A los diecinueve tuvo una gran oportunidad como profesional. Para no perderla, porque las grandes ocasiones no se repiten, aceptó la pelea estando enfermo. Disimuló ante los médicos federativos y ante todo el mundo. Subió al ring confiando en sus fuerzas, pero devorado por la fiebre. Su cuidador no lo notó.
Creyó que era simple excitación nerviosa.
Y Michel recibió la paliza más cruel que puede recibir un hombre en el ring, aguantando en pie durante cinco interminables asaltos, sin poder devolver los golpes, mientras el árbitro dudaba entre parar el combate o no y Anna, desde la primera fila, gritaba al cuidador desesperadamente: «¡Tira la toalla! ¡Tírala! ¡Tírala…!».
La muchacha se llevó las manos a las sienes. Le ardían.

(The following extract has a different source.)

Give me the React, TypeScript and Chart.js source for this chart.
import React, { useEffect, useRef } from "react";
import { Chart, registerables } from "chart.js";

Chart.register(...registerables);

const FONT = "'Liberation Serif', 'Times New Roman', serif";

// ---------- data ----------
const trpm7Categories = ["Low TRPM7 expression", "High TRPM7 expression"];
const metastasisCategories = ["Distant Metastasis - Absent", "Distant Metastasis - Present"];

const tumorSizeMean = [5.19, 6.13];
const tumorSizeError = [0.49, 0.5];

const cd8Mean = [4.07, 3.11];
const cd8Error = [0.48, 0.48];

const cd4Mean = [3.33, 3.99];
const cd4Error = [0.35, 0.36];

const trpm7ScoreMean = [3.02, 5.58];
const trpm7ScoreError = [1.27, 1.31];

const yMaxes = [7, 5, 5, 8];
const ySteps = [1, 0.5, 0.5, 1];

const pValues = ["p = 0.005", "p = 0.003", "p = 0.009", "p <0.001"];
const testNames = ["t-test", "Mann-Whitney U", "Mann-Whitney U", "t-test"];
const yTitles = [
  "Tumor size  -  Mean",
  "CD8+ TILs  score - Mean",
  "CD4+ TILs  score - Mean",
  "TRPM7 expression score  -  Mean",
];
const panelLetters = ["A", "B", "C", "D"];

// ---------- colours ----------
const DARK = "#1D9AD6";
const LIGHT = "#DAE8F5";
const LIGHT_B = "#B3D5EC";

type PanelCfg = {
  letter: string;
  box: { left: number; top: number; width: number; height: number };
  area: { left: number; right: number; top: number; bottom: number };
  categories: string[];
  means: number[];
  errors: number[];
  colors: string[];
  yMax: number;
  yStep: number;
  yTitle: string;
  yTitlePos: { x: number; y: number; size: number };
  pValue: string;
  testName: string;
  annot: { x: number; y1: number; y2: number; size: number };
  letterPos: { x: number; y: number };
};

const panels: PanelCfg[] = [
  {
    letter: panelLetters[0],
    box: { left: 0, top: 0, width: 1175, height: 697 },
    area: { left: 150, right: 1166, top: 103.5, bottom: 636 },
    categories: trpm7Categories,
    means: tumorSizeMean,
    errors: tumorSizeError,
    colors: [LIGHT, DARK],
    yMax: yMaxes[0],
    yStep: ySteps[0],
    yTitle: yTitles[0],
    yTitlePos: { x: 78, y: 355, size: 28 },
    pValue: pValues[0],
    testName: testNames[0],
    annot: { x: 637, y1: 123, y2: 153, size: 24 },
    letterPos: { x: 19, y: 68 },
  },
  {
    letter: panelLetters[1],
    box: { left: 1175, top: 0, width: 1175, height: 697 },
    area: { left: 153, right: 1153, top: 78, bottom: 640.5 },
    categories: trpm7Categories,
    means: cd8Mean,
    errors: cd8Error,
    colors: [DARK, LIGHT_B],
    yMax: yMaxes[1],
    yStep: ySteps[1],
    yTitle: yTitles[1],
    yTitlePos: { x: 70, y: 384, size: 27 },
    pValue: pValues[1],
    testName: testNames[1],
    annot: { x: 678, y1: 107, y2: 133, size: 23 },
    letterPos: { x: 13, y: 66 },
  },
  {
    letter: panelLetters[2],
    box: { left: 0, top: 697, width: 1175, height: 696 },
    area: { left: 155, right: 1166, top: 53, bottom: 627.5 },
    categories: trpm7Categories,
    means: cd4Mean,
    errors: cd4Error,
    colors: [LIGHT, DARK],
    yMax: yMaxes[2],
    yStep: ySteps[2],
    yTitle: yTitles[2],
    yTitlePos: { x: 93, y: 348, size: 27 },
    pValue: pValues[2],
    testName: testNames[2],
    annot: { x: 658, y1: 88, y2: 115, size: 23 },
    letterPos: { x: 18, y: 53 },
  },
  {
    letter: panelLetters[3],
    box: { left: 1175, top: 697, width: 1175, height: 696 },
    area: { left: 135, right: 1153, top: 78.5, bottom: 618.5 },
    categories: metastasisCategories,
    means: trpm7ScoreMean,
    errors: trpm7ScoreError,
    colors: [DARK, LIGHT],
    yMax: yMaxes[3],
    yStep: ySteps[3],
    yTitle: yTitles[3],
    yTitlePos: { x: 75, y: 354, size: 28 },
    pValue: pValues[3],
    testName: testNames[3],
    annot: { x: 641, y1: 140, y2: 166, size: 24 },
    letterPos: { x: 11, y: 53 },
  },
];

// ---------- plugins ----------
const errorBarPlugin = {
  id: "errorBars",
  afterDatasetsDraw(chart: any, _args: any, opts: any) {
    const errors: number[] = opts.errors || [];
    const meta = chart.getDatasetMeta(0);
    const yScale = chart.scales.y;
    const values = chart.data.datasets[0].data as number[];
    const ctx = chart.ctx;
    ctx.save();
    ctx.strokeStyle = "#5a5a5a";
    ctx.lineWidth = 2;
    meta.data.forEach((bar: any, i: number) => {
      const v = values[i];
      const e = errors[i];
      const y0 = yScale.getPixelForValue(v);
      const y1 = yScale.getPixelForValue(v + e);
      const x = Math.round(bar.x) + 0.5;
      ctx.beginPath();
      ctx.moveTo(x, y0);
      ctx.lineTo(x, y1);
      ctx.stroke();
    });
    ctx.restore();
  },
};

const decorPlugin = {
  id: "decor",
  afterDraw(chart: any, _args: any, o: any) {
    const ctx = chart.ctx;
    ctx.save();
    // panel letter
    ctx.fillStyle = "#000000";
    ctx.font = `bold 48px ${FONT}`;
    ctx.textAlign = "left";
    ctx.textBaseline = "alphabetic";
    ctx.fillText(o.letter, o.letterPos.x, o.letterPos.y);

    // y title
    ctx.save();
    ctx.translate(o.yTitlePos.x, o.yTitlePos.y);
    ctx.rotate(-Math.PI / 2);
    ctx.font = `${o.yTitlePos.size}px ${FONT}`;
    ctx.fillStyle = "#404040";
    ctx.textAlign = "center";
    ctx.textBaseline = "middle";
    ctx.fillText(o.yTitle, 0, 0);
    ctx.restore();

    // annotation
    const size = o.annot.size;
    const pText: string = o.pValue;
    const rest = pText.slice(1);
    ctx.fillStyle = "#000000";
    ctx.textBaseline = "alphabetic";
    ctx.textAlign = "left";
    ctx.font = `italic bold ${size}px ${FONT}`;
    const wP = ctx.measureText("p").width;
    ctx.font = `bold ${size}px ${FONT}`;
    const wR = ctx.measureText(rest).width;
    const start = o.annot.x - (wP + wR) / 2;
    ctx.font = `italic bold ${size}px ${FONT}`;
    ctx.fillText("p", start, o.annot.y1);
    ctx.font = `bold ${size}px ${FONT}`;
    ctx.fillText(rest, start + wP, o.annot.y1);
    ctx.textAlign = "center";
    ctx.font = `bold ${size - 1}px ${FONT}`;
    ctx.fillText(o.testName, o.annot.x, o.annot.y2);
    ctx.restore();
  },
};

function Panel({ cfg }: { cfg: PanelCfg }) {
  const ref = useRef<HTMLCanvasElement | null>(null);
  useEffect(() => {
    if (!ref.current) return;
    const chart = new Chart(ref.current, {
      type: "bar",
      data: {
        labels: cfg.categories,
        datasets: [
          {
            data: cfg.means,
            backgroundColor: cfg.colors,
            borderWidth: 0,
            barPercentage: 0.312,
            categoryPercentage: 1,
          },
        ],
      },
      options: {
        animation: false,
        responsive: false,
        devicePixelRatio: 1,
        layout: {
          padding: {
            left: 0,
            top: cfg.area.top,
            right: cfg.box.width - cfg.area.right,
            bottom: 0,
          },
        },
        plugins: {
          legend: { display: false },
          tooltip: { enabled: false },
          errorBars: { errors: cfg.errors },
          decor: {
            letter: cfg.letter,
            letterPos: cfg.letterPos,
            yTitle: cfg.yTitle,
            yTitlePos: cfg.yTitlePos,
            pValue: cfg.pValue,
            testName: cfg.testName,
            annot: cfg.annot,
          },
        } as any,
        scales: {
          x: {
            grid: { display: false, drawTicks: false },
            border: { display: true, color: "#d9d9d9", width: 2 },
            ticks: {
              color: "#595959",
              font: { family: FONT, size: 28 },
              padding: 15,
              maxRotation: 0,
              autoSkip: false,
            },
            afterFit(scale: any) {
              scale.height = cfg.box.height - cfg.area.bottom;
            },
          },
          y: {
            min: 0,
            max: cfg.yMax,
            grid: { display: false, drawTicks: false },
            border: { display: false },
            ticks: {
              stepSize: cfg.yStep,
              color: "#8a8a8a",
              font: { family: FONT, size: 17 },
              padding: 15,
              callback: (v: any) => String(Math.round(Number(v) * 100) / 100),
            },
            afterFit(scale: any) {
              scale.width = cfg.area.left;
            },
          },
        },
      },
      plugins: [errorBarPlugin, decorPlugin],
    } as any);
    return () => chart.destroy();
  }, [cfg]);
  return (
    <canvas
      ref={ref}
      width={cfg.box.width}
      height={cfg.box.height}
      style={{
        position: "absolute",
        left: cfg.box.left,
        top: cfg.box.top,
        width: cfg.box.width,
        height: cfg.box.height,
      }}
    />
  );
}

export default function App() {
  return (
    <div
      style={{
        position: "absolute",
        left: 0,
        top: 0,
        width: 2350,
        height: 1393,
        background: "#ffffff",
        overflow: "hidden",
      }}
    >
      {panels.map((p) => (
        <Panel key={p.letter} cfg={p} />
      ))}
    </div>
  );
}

Todo aquello pertenecía al pasado, un pasado que no iba a volver jamás. Ahora no podía decirse que fueran ricos, pero Michel tenía una buena posición. Su nombre sonaba en los ámbitos científicos. Sus compañeros le apreciaban. Pronto empezaría a ser llamado para asistir a congresos internacionales.
Y sin embargo…
Anna se había enternecido recordando aquel sombrío pasado. Sabía además que, si Michel había cometido aquel crimen, era sin culpa. Nadie tiene la culpa de volverse loco. Pero ella tampoco quería morir, de modo que descolgó poco a poco el teléfono.
Le pesaba como una losa mortuoria. Pero de repente, cuando se lo llevó al oído, notó que hasta sus dedos se helaban.
El teléfono no daba ninguna señal. La línea había sido cortada.
Anna lo dejó caer, mientras doblaba su cuerpo trágicamente y ahogaba un sollozo.
Estaba perdida, estaba acorralada Debió haberlo imaginado.
Como primera medida de seguridad, para que nadie evitara su crimen, él desconectaría el teléfono. Con los puños materialmente metidos en la boca para no gritar, pensó en un sistema para huir. Tal vez deslizándose por la ventana… Sí, eso sí que podía hacerlo.
Estaba en un primer piso.
La abrió para descolgarse por allí, y entonces sus nervios sufrieron otra brutal sacudida. Porque las luces de la casa se habían apagado. Porque por todas partes la rodeaba ahora la oscuridad más completa e impenetrable.